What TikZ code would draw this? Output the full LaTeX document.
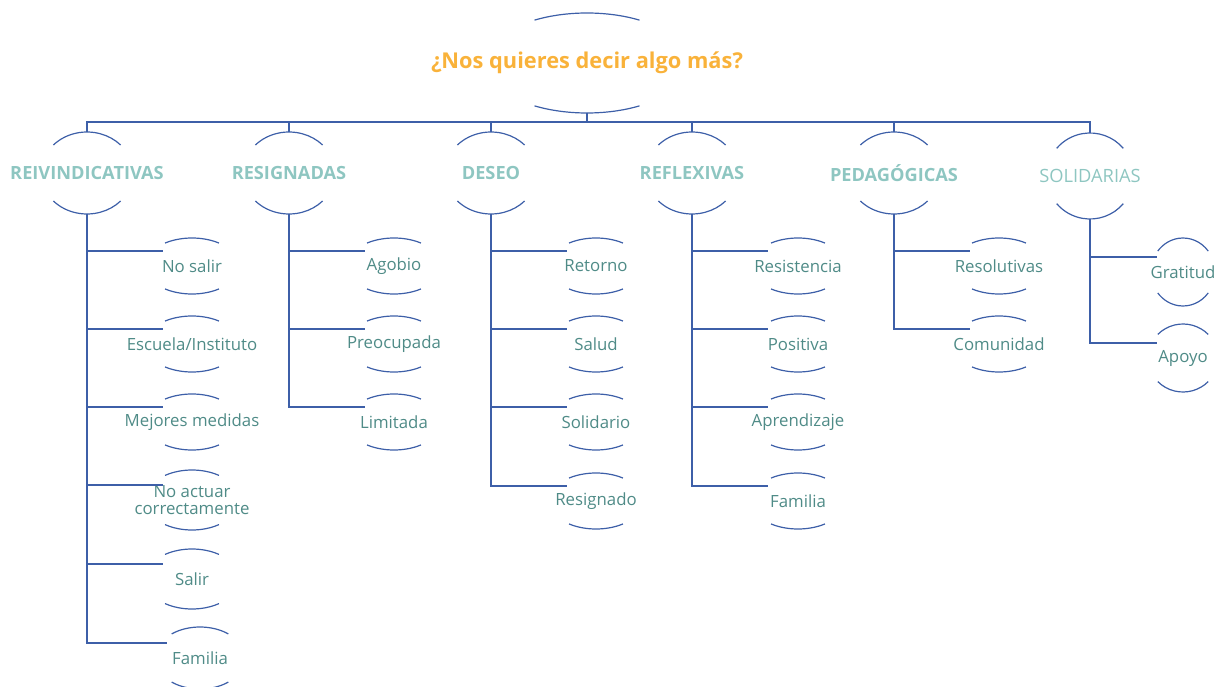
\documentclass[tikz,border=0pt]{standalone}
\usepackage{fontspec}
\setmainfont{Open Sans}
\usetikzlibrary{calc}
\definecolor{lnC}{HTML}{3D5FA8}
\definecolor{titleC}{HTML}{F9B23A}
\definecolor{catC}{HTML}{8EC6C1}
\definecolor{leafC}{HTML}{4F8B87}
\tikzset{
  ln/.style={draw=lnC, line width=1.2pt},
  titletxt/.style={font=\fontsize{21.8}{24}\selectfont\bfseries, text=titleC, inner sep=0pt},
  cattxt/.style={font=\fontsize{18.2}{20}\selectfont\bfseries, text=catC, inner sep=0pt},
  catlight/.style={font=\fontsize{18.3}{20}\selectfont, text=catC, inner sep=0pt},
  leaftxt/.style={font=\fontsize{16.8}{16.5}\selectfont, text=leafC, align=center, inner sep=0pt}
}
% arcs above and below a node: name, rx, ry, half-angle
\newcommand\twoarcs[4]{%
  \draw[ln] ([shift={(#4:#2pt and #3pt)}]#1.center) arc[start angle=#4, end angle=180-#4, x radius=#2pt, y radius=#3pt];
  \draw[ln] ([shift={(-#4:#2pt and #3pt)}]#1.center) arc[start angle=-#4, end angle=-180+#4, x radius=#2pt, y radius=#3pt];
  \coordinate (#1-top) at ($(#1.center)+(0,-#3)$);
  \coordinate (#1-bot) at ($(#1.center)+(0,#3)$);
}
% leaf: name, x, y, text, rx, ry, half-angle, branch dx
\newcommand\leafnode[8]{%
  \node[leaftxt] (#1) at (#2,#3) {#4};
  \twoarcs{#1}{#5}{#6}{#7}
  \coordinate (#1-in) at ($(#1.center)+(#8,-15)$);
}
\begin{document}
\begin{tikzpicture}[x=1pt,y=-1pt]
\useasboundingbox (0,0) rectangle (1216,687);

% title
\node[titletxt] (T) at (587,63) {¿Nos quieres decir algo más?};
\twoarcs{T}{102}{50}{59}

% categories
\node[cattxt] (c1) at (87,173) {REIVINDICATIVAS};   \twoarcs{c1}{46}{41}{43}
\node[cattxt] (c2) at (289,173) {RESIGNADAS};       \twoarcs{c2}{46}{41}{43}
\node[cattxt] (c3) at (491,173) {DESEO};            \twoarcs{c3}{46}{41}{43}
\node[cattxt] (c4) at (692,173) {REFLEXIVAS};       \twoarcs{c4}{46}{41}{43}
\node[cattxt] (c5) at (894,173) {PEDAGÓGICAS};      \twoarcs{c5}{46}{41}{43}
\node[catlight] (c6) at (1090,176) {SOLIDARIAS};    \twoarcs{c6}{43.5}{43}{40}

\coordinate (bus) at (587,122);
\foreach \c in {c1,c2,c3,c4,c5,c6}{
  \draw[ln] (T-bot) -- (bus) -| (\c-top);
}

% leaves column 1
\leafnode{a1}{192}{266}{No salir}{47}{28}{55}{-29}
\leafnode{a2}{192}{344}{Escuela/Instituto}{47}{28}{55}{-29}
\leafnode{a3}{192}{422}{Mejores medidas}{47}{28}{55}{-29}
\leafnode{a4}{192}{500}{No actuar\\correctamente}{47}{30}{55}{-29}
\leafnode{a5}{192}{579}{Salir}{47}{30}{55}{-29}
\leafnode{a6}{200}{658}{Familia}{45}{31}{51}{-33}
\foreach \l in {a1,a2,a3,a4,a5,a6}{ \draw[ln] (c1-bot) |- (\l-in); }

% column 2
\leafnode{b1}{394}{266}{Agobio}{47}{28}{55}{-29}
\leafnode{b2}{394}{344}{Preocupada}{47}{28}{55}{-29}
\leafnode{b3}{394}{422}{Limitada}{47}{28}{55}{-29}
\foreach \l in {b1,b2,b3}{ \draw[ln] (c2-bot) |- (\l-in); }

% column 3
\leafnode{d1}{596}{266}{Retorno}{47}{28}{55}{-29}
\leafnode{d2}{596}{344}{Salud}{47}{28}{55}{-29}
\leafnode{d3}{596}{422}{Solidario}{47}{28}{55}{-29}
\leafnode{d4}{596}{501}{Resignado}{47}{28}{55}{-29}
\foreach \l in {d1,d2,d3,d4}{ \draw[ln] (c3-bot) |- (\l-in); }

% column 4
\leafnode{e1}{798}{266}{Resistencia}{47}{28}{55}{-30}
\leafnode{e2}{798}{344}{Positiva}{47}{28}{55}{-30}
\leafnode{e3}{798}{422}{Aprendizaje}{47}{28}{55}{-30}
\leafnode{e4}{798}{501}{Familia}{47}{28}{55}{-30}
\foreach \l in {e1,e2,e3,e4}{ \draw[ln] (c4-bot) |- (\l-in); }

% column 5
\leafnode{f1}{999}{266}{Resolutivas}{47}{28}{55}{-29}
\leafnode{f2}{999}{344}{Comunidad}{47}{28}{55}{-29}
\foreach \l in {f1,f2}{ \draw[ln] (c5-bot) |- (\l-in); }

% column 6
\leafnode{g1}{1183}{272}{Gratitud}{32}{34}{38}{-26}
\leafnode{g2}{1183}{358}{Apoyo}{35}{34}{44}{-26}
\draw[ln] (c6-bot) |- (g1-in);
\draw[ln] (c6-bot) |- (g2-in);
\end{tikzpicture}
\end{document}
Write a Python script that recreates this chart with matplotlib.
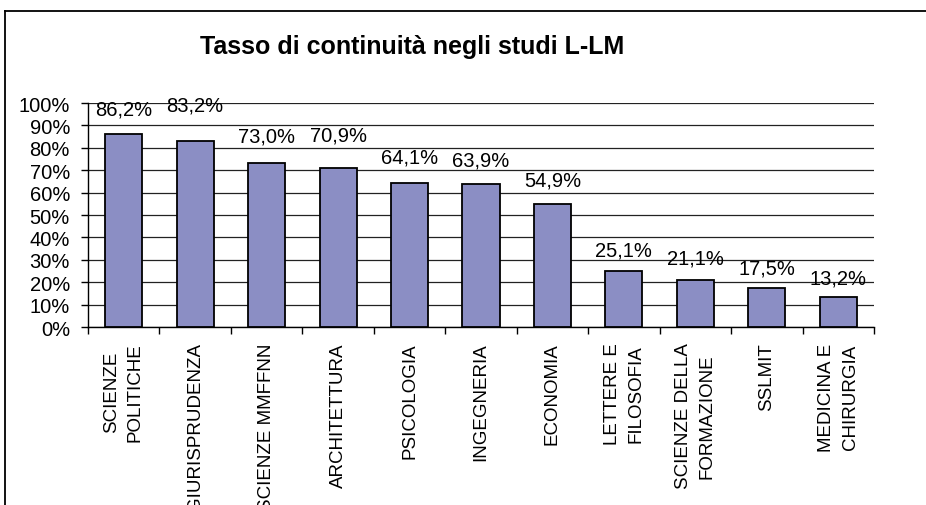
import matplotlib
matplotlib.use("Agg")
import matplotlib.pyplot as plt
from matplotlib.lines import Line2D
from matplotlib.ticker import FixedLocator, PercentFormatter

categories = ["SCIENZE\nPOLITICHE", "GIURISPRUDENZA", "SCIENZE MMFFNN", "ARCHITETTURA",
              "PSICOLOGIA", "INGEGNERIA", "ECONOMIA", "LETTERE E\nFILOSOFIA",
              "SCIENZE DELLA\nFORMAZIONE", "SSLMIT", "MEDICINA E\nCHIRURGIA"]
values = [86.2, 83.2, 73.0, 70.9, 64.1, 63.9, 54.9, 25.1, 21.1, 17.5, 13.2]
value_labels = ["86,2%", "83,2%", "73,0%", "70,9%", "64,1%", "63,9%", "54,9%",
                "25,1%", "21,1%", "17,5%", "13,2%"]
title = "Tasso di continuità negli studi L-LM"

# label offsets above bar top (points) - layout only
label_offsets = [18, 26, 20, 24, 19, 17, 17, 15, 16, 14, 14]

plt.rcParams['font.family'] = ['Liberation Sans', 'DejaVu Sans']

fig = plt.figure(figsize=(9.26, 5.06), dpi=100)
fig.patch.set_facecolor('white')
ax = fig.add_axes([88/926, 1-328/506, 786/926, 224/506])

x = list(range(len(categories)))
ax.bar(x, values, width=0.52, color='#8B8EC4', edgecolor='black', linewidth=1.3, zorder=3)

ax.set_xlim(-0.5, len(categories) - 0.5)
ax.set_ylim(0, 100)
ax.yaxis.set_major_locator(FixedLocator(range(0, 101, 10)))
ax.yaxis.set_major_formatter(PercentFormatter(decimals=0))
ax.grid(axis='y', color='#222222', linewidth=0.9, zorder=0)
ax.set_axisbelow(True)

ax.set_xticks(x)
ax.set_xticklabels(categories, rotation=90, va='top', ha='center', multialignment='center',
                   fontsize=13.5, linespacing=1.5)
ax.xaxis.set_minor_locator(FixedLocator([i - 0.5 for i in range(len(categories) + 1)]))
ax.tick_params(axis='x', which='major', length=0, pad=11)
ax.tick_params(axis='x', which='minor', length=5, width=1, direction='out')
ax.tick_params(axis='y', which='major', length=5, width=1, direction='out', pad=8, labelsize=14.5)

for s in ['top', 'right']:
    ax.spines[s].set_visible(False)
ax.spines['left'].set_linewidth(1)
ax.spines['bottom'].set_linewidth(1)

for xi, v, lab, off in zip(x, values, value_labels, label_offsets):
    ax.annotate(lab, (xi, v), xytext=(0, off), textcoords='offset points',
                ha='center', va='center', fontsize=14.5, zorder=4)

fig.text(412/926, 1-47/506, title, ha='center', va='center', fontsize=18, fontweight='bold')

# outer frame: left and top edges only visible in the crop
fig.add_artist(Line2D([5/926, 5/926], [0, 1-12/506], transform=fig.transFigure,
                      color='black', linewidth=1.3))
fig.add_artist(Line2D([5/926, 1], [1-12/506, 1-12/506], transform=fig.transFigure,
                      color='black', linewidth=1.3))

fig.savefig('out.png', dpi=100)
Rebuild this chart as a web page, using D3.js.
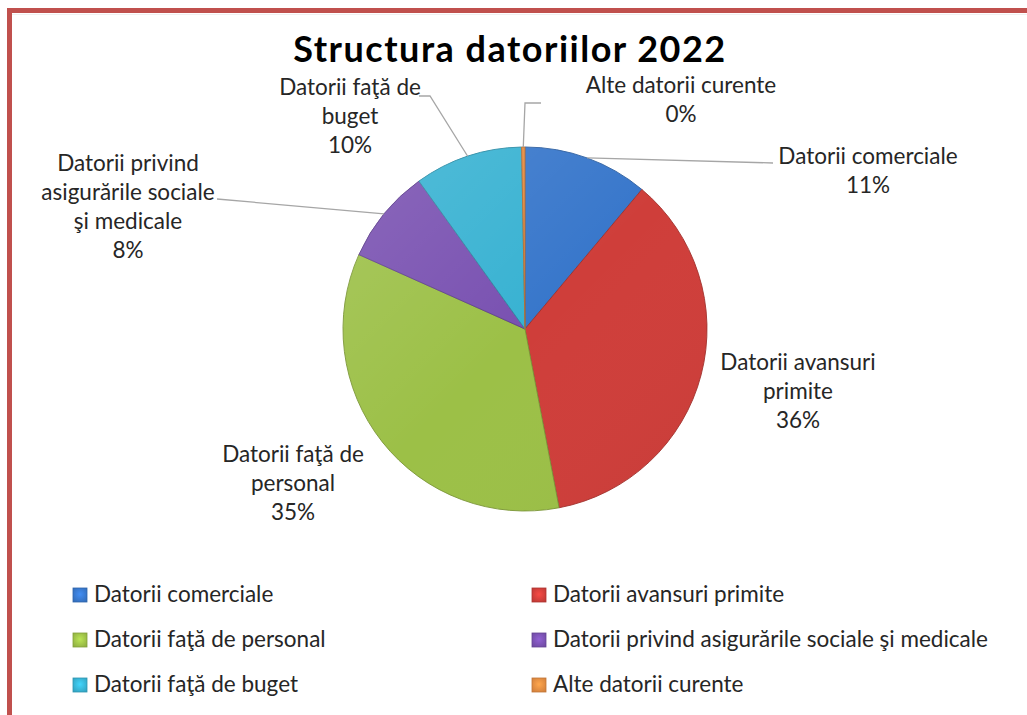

= = = = =

> Given exercise
Your answer should be one number: the count of lines in the data above that include the word "chart".

> Response below
2